Ned, now in his 80s, attends prep games with family members, often sitting in the front row. The last time I saw him, he grabbed me and handed me a cold bottle of Winder apple juice.

Kent Winder, Ned’s son and now executive vice president of the fifth-generation of Winders to run the dairy, has many stories to tell about his father.

There was the time, for example, when Ned delivered milk in Salt Lake City’s Avenues during a rainstorm. He dashed up to a porch and slipped on the wet wooden deck, sliding right through the home’s screen door into the house. The owner, who was reading the paper, calmly looked down at Ned and said, “Next time you can leave the milk on the porch.”

On another day, Ned rounded a corner to put milk in a box, only to be hit in the face by a dishpan of water being tossed out.

Kent remembers his father taking what was then the company’s amber glass bottles of milk to University of Utah basketball coach Jack Gardner, who always kept milk on the sideline to help calm his ulcer. Ned would drive up to the parking attendant, tell him he was Jack Gardner’s milkman, hand the attendant a pint of cream and get waved through.

Gordon Liddle, company president and a Winder on his grandmother’s side, said the dairy was founded by John R. Winder and his wife, Elizabeth. Their well near the original dairy at 2700 S. 300 East in South Salt Lake seemed to have colder water than others, making it possible to preserve excess milk.

The Winders began bottling milk in 1907 and bought their first truck in 1915, only to decide that horse-drawn wagons were more reliable. In 1931, the dairy moved to its present location at 4100 S. 4400 West in West Valley City.
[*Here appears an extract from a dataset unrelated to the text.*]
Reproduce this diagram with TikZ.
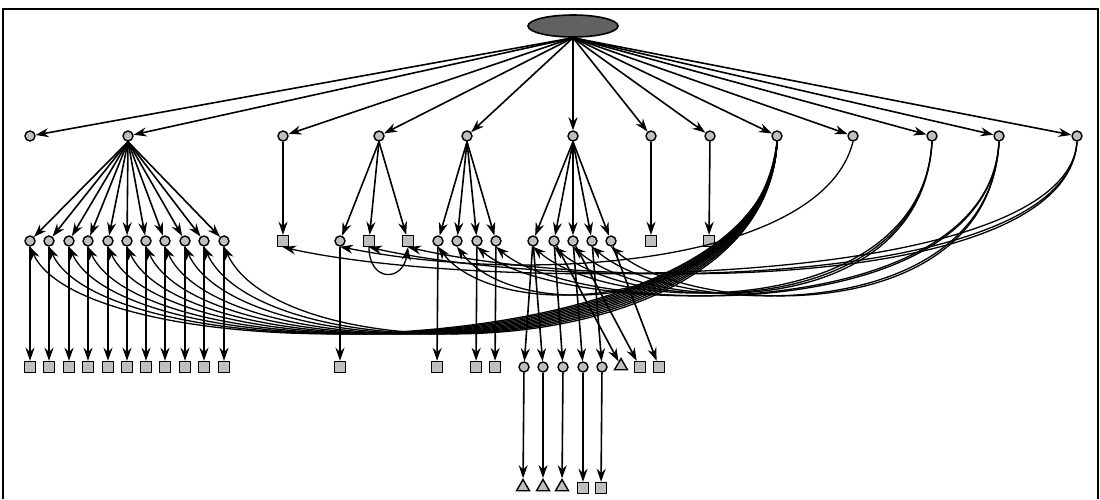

Its plant was built in 1958.

The dairy’s 800 cows moved to less urbanized Payson in 1974. The turnaround time from cow to doorstep can be as little as 12 hours or as long as 72. The company uses no growth hormones.

These days, 34 Winder Dairy trucks serve about 20,000 home-delivery customers. They deliver more than 100 products that include root beer float-flavored milk, butter, cheese, cookie dough, fresh-made bread, juices, water softener salt, Gossner’s cheese and laundry detergent.

Most trucks are packed at 11:30 p.m. It is a rare day when the last one does not return to the dairy headquarters by 9:30 a.m.

Liddle said he feels the pressure of keeping the small family operation alive.

“You have to be quick and you have to be right,” he said in the office whose nearby lobby is decorated with cases of old milk bottles and a poster that reads “All I need to know about life I learned from a cow.”

Customers served with fresh milk before they wake up each morning appreciate the Winders taking up that challenge.